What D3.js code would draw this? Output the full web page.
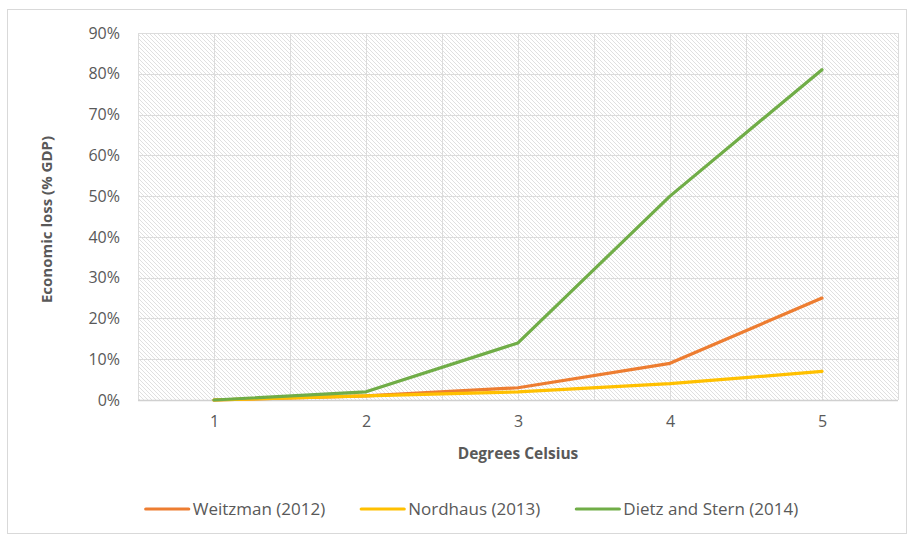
<!DOCTYPE html>
<html>
<head>
<meta charset="utf-8">
<script src="https://cdn.jsdelivr.net/npm/d3@7"></script>
<style>
  html, body { margin: 0; padding: 0; background: #fff; }
  svg { display: block; font-family: "Open Sans", sans-serif; }
</style>
</head>
<body>
<div id="chart"></div>
<script>
// data
const categories = [1, 2, 3, 4, 5];
const weitzman = [0, 0.01, 0.03, 0.09, 0.25];
const nordhaus = [0, 0.01, 0.02, 0.04, 0.07];
const dietzStern = [0, 0.02, 0.14, 0.50, 0.81];
const yTicks = [0, 0.1, 0.2, 0.3, 0.4, 0.5, 0.6, 0.7, 0.8, 0.9];
const seriesNames = ['Weitzman (2012)', 'Nordhaus (2013)', 'Dietz and Stern (2014)'];
const seriesColors = ['#ED7D31', '#FFC000', '#70AD47'];

const width = 910, height = 536;
const plot = { left: 138, right: 898, top: 33, bottom: 400 };

const svg = d3.select('#chart')
  .append('svg')
  .attr('width', width)
  .attr('height', height);

// outer chart border
svg.append('rect')
  .attr('x', 7.5).attr('y', 9.5)
  .attr('width', 899).attr('height', 524)
  .attr('fill', '#fff')
  .attr('stroke', '#d9d9d9');

// hatch pattern for plot area
const defs = svg.append('defs');
defs.append('pattern')
  .attr('id', 'hatch')
  .attr('patternUnits', 'userSpaceOnUse')
  .attr('width', 4).attr('height', 4)
  .append('path')
  .attr('d', 'M-1,-1 L5,5 M3,-1 L5,1 M-1,3 L1,5')
  .attr('stroke', '#e0e0e0')
  .attr('stroke-width', 1);

const x = d3.scalePoint()
  .domain(categories)
  .range([plot.left, plot.right])
  .padding(0.5);

const y = d3.scaleLinear()
  .domain([0, 0.9])
  .range([plot.bottom, plot.top]);

svg.append('rect')
  .attr('x', plot.left).attr('y', plot.top)
  .attr('width', plot.right - plot.left)
  .attr('height', plot.bottom - plot.top)
  .attr('fill', 'url(#hatch)');

// gridlines: vertical every half category step
const step = x.step();
const vLines = d3.range(0, categories.length * 2 + 1).map(i => plot.left + i * step / 2);
svg.append('g')
  .selectAll('line')
  .data(vLines)
  .join('line')
  .attr('x1', d => Math.round(d) + 0.5).attr('x2', d => Math.round(d) + 0.5)
  .attr('y1', plot.top).attr('y2', plot.bottom)
  .attr('stroke', '#dcdcdc');

svg.append('g')
  .selectAll('line')
  .data(yTicks)
  .join('line')
  .attr('x1', plot.left).attr('x2', plot.right)
  .attr('y1', d => Math.round(y(d)) + 0.5).attr('y2', d => Math.round(y(d)) + 0.5)
  .attr('stroke', '#dcdcdc');

// x axis baseline
svg.append('line')
  .attr('x1', plot.left).attr('x2', plot.right)
  .attr('y1', plot.bottom + 0.5).attr('y2', plot.bottom + 0.5)
  .attr('stroke', '#d0d0d0')
  .attr('stroke-width', 1.5);

// axes (labels only)
const yAxis = svg.append('g')
  .attr('transform', `translate(${plot.left},0)`)
  .call(d3.axisLeft(y).tickValues(yTicks).tickFormat(d3.format('.0%')).tickSize(0).tickPadding(18));
const xAxis = svg.append('g')
  .attr('transform', `translate(0,${plot.bottom})`)
  .call(d3.axisBottom(x).tickSize(0).tickPadding(16));

[yAxis, xAxis].forEach(a => {
  a.select('.domain').remove();
  a.selectAll('text')
    .attr('fill', '#595959')
    .style('font-family', '"Open Sans", sans-serif')
    .style('font-size', '16px');
});

// axis titles
svg.append('text')
  .attr('transform', `translate(52,${(plot.top + plot.bottom) / 2 + 3}) rotate(-90)`)
  .attr('text-anchor', 'middle')
  .attr('fill', '#595959')
  .style('font-size', '15px')
  .style('font-weight', 'bold')
  .text('Economic loss (% GDP)');

svg.append('text')
  .attr('x', (plot.left + plot.right) / 2)
  .attr('y', 459)
  .attr('text-anchor', 'middle')
  .attr('fill', '#595959')
  .style('font-size', '15.5px')
  .style('font-weight', 'bold')
  .text('Degrees Celsius');

// series lines
const series = [weitzman, nordhaus, dietzStern];
const line = d3.line()
  .x((d, i) => x(categories[i]))
  .y(d => y(d));

svg.append('g')
  .selectAll('path')
  .data(series)
  .join('path')
  .attr('fill', 'none')
  .attr('stroke', (d, i) => seriesColors[i])
  .attr('stroke-width', 3.2)
  .attr('stroke-linejoin', 'round')
  .attr('stroke-linecap', 'round')
  .attr('d', line);

// legend
const legend = svg.append('g').attr('class', 'legend');
const items = legend.selectAll('g')
  .data(seriesNames)
  .join('g');

items.append('line')
  .attr('x1', 0).attr('x2', 43)
  .attr('y1', 0).attr('y2', 0)
  .attr('stroke', (d, i) => seriesColors[i])
  .attr('stroke-width', 3.2)
  .attr('stroke-linecap', 'round');

items.append('text')
  .attr('x', 47)
  .attr('dy', '0.35em')
  .attr('fill', '#595959')
  .style('font-size', '17px')
  .text(d => d);

let offset = 0;
const positions = [];
items.each(function () {
  const w = 47 + this.querySelector('text').getComputedTextLength();
  positions.push(offset);
  offset += w + 36;
});
const totalW = offset - 36;
const legendLeft = 472 - totalW / 2;
items.attr('transform', (d, i) => `translate(${legendLeft + positions[i]},509)`);
</script>
</body>
</html>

WHAT IS BEING ASKED:
Repeat all the data as it stands, dropping any images it holds.

RESPONSE TO THE EXERCISE:
What D3.js code would draw this? Output the full web page.
<!DOCTYPE html>
<html>
<head>
<meta charset="utf-8">
<script src="https://cdn.jsdelivr.net/npm/d3@7"></script>
<style>
  html, body { margin: 0; padding: 0; background: #fff; }
  svg { display: block; font-family: "Open Sans", sans-serif; }
</style>
</head>
<body>
<div id="chart"></div>
<script>
// data
const categories = [1, 2, 3, 4, 5];
const weitzman = [0, 0.01, 0.03, 0.09, 0.25];
const nordhaus = [0, 0.01, 0.02, 0.04, 0.07];
const dietzStern = [0, 0.02, 0.14, 0.50, 0.81];
const yTicks = [0, 0.1, 0.2, 0.3, 0.4, 0.5, 0.6, 0.7, 0.8, 0.9];
const seriesNames = ['Weitzman (2012)', 'Nordhaus (2013)', 'Dietz and Stern (2014)'];
const seriesColors = ['#ED7D31', '#FFC000', '#70AD47'];

const width = 910, height = 536;
const plot = { left: 138, right: 898, top: 33, bottom: 400 };

const svg = d3.select('#chart')
  .append('svg')
  .attr('width', width)
  .attr('height', height);

// outer chart border
svg.append('rect')
  .attr('x', 7.5).attr('y', 9.5)
  .attr('width', 899).attr('height', 524)
  .attr('fill', '#fff')
  .attr('stroke', '#d9d9d9');

// hatch pattern for plot area
const defs = svg.append('defs');
defs.append('pattern')
  .attr('id', 'hatch')
  .attr('patternUnits', 'userSpaceOnUse')
  .attr('width', 4).attr('height', 4)
  .append('path')
  .attr('d', 'M-1,-1 L5,5 M3,-1 L5,1 M-1,3 L1,5')
  .attr('stroke', '#e0e0e0')
  .attr('stroke-width', 1);

const x = d3.scalePoint()
  .domain(categories)
  .range([plot.left, plot.right])
  .padding(0.5);

const y = d3.scaleLinear()
  .domain([0, 0.9])
  .range([plot.bottom, plot.top]);

svg.append('rect')
  .attr('x', plot.left).attr('y', plot.top)
  .attr('width', plot.right - plot.left)
  .attr('height', plot.bottom - plot.top)
  .attr('fill', 'url(#hatch)');

// gridlines: vertical every half category step
const step = x.step();
const vLines = d3.range(0, categories.length * 2 + 1).map(i => plot.left + i * step / 2);
svg.append('g')
  .selectAll('line')
  .data(vLines)
  .join('line')
  .attr('x1', d => Math.round(d) + 0.5).attr('x2', d => Math.round(d) + 0.5)
  .attr('y1', plot.top).attr('y2', plot.bottom)
  .attr('stroke', '#dcdcdc');

svg.append('g')
  .selectAll('line')
  .data(yTicks)
  .join('line')
  .attr('x1', plot.left).attr('x2', plot.right)
  .attr('y1', d => Math.round(y(d)) + 0.5).attr('y2', d => Math.round(y(d)) + 0.5)
  .attr('stroke', '#dcdcdc');

// x axis baseline
svg.append('line')
  .attr('x1', plot.left).attr('x2', plot.right)
  .attr('y1', plot.bottom + 0.5).attr('y2', plot.bottom + 0.5)
  .attr('stroke', '#d0d0d0')
  .attr('stroke-width', 1.5);

// axes (labels only)
const yAxis = svg.append('g')
  .attr('transform', `translate(${plot.left},0)`)
  .call(d3.axisLeft(y).tickValues(yTicks).tickFormat(d3.format('.0%')).tickSize(0).tickPadding(18));
const xAxis = svg.append('g')
  .attr('transform', `translate(0,${plot.bottom})`)
  .call(d3.axisBottom(x).tickSize(0).tickPadding(16));

[yAxis, xAxis].forEach(a => {
  a.select('.domain').remove();
  a.selectAll('text')
    .attr('fill', '#595959')
    .style('font-family', '"Open Sans", sans-serif')
    .style('font-size', '16px');
});

// axis titles
svg.append('text')
  .attr('transform', `translate(52,${(plot.top + plot.bottom) / 2 + 3}) rotate(-90)`)
  .attr('text-anchor', 'middle')
  .attr('fill', '#595959')
  .style('font-size', '15px')
  .style('font-weight', 'bold')
  .text('Economic loss (% GDP)');

svg.append('text')
  .attr('x', (plot.left + plot.right) / 2)
  .attr('y', 459)
  .attr('text-anchor', 'middle')
  .attr('fill', '#595959')
  .style('font-size', '15.5px')
  .style('font-weight', 'bold')
  .text('Degrees Celsius');

// series lines
const series = [weitzman, nordhaus, dietzStern];
const line = d3.line()
  .x((d, i) => x(categories[i]))
  .y(d => y(d));

svg.append('g')
  .selectAll('path')
  .data(series)
  .join('path')
  .attr('fill', 'none')
  .attr('stroke', (d, i) => seriesColors[i])
  .attr('stroke-width', 3.2)
  .attr('stroke-linejoin', 'round')
  .attr('stroke-linecap', 'round')
  .attr('d', line);

// legend
const legend = svg.append('g').attr('class', 'legend');
const items = legend.selectAll('g')
  .data(seriesNames)
  .join('g');

items.append('line')
  .attr('x1', 0).attr('x2', 43)
  .attr('y1', 0).attr('y2', 0)
  .attr('stroke', (d, i) => seriesColors[i])
  .attr('stroke-width', 3.2)
  .attr('stroke-linecap', 'round');

items.append('text')
  .attr('x', 47)
  .attr('dy', '0.35em')
  .attr('fill', '#595959')
  .style('font-size', '17px')
  .text(d => d);

let offset = 0;
const positions = [];
items.each(function () {
  const w = 47 + this.querySelector('text').getComputedTextLength();
  positions.push(offset);
  offset += w + 36;
});
const totalW = offset - 36;
const legendLeft = 472 - totalW / 2;
items.attr('transform', (d, i) => `translate(${legendLeft + positions[i]},509)`);
</script>
</body>
</html>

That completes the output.